Investors always try to formulate best possible portfolio by investing in the capital market for the purpose of getting capital gain and dividend (cash or stock). It is not an easy task to choose best investment alternatives because proper analysis is required. Only a specialized person would be able to analyze the market and identify the potentials. Many people think that only financial analysis is enough to make investment but in real sense not only financial analysis but also economic analysis is required.
In case of financial analysis we only consider company and industrial outcome by fundamental and technical analysis. But whenever we go for analysis by considering economics we have to analyze the macroeconomic factors that may have impact on the capital market. An economist or any other professionals those have knowledge of economics can do this analysis on behalf of investors. But investors also have to have basic ideas of how economics factors can influence the price of the investment securities.
- Market Interest Rate
- Economic Recession
- Employment Rate
Effect of Inflation in the Capital Market
In an inflationary economy investors have less money to invest because investors have to spend more money for their consumption. As because there is a less demand of the stock in the capital market, the price should be lower; we know that lower the demand lower the price. In the other sense in case of company, for inflation the production cost of the company is higher than the previous. So company’s income will be lower that stimulate the price of the stock. We know that the stock which provides more dividends to the stock holders, that stock should price higher than the other company which provide lower dividends.
Effect of Market Interest Rate in the Capital Market
If the market interest rate increases then investor will prefer fixed income securities rather lower earning risky securities. Suppose government bond providing 10% of interest then this bond will get more preference compared with risky investment. On the other hand if the interest rate is lower in the market then investor will borrow the money at lower interest and invest in the capital market.
Because of economic recession there may have positive impact on the capital market.

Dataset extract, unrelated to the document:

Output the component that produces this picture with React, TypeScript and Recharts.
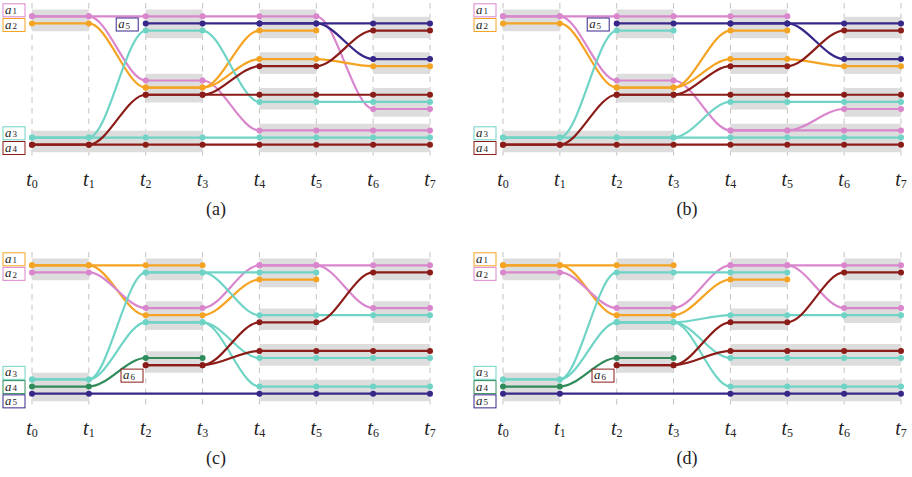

Normally at the beginning of recession investor loose but there is always an expectation that in near future there will be positive movement in the stock price in the market, so investor prefer invest when there is recession. This will happened only if there is strong form of efficiency exists in the market.
On the other hand if there is an economic boom situation exists then there may have a possibility of declining market price movement.
With the increase of number of employment of a country per capital income will also increase. For this people will have extra money after consumption. If people capital market is performing well then investor will interested to invest their surplus amount of money. So higher the employment higher the earning and it does increase the investment in the capital market.
Political Condition of a Country
Political condition is one of the main factors which have a huge impact on the overall economy and the capital market. People believe that a positive economic condition is required to maintain a stable capital market. Several financial decisions taken by the government over time to time, so it is also important know how much preference a capital market gets from the government.
In a capital market investors basically invest in a long term securities so investor must consider all probable aspects and economic factors before making investment. A choice of investment in capital market can lead to a huge capital loss, so proper analysis has to done by the professional and select best opportunities.
Finally one thing is that an investor should consider economic factors which have impact on the capital market and proper financial and economic analysis must be done before investing in the capital market.